### [Aim of the task]
Reproduce verbatim the lines up to and including the one with "13.57, 13.15, 12.7];", starting from the first.

### [Dataset section]
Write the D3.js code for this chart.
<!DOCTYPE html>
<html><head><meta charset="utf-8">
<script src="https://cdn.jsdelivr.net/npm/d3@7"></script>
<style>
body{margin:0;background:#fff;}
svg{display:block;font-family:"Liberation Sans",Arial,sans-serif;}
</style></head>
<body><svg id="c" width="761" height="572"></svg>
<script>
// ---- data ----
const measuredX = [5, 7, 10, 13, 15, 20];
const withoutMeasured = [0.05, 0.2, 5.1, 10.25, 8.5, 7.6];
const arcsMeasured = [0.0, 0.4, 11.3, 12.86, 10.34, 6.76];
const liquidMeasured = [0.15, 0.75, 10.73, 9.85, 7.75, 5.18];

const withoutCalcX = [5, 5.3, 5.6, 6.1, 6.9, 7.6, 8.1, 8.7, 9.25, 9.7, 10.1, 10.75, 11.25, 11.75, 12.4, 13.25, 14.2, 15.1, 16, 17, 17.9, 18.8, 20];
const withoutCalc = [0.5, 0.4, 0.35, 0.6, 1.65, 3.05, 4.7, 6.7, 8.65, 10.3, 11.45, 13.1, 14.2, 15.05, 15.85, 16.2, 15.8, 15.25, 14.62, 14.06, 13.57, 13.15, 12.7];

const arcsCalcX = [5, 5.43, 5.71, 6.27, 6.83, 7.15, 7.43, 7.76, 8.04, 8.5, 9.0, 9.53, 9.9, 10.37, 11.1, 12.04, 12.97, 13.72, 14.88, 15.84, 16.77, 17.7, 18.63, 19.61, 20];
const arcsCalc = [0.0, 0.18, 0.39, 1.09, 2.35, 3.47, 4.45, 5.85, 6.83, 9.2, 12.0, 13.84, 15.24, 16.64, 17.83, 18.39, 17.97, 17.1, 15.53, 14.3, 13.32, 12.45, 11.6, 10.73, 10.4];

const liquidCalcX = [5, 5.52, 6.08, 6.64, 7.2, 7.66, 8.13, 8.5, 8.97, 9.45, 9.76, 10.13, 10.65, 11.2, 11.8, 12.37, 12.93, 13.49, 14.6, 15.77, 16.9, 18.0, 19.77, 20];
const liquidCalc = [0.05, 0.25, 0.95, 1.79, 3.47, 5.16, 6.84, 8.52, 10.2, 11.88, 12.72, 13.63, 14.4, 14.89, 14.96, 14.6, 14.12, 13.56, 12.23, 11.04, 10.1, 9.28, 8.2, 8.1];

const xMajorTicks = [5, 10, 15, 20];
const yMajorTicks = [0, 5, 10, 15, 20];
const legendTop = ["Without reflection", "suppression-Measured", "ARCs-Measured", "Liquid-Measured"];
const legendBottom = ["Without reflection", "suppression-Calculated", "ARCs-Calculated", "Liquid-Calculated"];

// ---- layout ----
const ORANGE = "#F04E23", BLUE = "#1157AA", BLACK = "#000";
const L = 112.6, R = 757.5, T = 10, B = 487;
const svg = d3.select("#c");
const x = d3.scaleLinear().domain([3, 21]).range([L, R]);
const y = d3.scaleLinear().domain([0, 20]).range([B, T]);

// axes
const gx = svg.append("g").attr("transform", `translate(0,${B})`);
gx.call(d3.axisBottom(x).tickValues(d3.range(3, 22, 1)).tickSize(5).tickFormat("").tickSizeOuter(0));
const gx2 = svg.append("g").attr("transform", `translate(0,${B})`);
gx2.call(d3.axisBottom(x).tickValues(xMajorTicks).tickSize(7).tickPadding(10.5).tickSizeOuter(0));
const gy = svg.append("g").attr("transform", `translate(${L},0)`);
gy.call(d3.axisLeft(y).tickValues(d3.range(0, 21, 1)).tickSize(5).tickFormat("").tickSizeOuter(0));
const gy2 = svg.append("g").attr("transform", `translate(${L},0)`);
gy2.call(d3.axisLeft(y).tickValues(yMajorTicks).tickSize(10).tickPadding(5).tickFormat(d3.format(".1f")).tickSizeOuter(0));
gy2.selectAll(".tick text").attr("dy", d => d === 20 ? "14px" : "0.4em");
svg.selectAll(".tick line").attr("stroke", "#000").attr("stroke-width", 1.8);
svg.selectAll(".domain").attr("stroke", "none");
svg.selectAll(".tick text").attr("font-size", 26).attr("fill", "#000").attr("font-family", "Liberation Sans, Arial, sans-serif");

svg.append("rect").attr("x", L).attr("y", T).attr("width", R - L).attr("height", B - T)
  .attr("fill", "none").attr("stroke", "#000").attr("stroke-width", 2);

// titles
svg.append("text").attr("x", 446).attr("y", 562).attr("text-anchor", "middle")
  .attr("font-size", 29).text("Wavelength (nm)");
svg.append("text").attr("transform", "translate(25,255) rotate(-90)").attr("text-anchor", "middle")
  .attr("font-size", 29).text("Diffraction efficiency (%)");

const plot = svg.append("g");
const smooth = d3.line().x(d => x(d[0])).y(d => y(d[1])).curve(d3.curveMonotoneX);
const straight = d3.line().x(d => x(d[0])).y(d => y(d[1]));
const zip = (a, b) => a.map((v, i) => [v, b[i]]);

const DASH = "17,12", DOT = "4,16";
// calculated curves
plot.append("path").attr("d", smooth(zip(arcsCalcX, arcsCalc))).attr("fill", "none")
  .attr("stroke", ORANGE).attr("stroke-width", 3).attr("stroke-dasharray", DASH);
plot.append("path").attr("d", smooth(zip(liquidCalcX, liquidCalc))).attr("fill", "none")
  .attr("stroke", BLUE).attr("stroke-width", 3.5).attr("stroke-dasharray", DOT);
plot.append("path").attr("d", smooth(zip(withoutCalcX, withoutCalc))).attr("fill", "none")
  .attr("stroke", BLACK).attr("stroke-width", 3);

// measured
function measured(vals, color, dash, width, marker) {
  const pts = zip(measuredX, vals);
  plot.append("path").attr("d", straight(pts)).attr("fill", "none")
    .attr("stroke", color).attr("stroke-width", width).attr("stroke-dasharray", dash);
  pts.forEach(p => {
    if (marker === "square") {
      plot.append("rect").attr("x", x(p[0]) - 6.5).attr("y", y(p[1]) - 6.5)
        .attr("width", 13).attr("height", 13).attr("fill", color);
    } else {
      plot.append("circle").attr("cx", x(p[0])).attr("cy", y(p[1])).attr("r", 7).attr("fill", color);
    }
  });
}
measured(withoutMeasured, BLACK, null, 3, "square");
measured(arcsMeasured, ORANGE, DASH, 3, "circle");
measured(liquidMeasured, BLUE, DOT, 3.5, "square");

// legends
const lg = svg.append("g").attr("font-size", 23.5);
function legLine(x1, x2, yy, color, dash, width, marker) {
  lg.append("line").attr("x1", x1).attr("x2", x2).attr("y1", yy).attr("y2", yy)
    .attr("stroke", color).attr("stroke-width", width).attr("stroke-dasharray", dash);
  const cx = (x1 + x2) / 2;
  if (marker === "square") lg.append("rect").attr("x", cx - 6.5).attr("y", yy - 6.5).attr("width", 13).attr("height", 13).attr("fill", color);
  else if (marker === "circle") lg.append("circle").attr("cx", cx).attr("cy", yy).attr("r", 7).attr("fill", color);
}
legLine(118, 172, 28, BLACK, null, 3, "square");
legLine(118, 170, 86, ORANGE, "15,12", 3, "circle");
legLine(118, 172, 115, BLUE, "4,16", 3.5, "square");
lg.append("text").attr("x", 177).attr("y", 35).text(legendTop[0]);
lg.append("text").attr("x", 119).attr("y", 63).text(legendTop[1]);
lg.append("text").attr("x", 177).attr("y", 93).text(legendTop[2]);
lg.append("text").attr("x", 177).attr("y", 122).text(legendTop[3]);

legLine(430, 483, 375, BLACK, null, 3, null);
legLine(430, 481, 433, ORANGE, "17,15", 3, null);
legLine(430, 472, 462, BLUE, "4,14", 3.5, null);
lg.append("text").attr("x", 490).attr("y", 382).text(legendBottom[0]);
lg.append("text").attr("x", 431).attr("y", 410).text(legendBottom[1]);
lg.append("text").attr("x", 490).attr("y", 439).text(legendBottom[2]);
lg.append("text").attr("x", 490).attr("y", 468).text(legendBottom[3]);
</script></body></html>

### [Result of the task]
Write the D3.js code for this chart.
<!DOCTYPE html>
<html><head><meta charset="utf-8">
<script src="https://cdn.jsdelivr.net/npm/d3@7"></script>
<style>
body{margin:0;background:#fff;}
svg{display:block;font-family:"Liberation Sans",Arial,sans-serif;}
</style></head>
<body><svg id="c" width="761" height="572"></svg>
<script>
// ---- data ----
const measuredX = [5, 7, 10, 13, 15, 20];
const withoutMeasured = [0.05, 0.2, 5.1, 10.25, 8.5, 7.6];
const arcsMeasured = [0.0, 0.4, 11.3, 12.86, 10.34, 6.76];
const liquidMeasured = [0.15, 0.75, 10.73, 9.85, 7.75, 5.18];

const withoutCalcX = [5, 5.3, 5.6, 6.1, 6.9, 7.6, 8.1, 8.7, 9.25, 9.7, 10.1, 10.75, 11.25, 11.75, 12.4, 13.25, 14.2, 15.1, 16, 17, 17.9, 18.8, 20];
const withoutCalc = [0.5, 0.4, 0.35, 0.6, 1.65, 3.05, 4.7, 6.7, 8.65, 10.3, 11.45, 13.1, 14.2, 15.05, 15.85, 16.2, 15.8, 15.25, 14.62, 14.06, 13.57, 13.15, 12.7];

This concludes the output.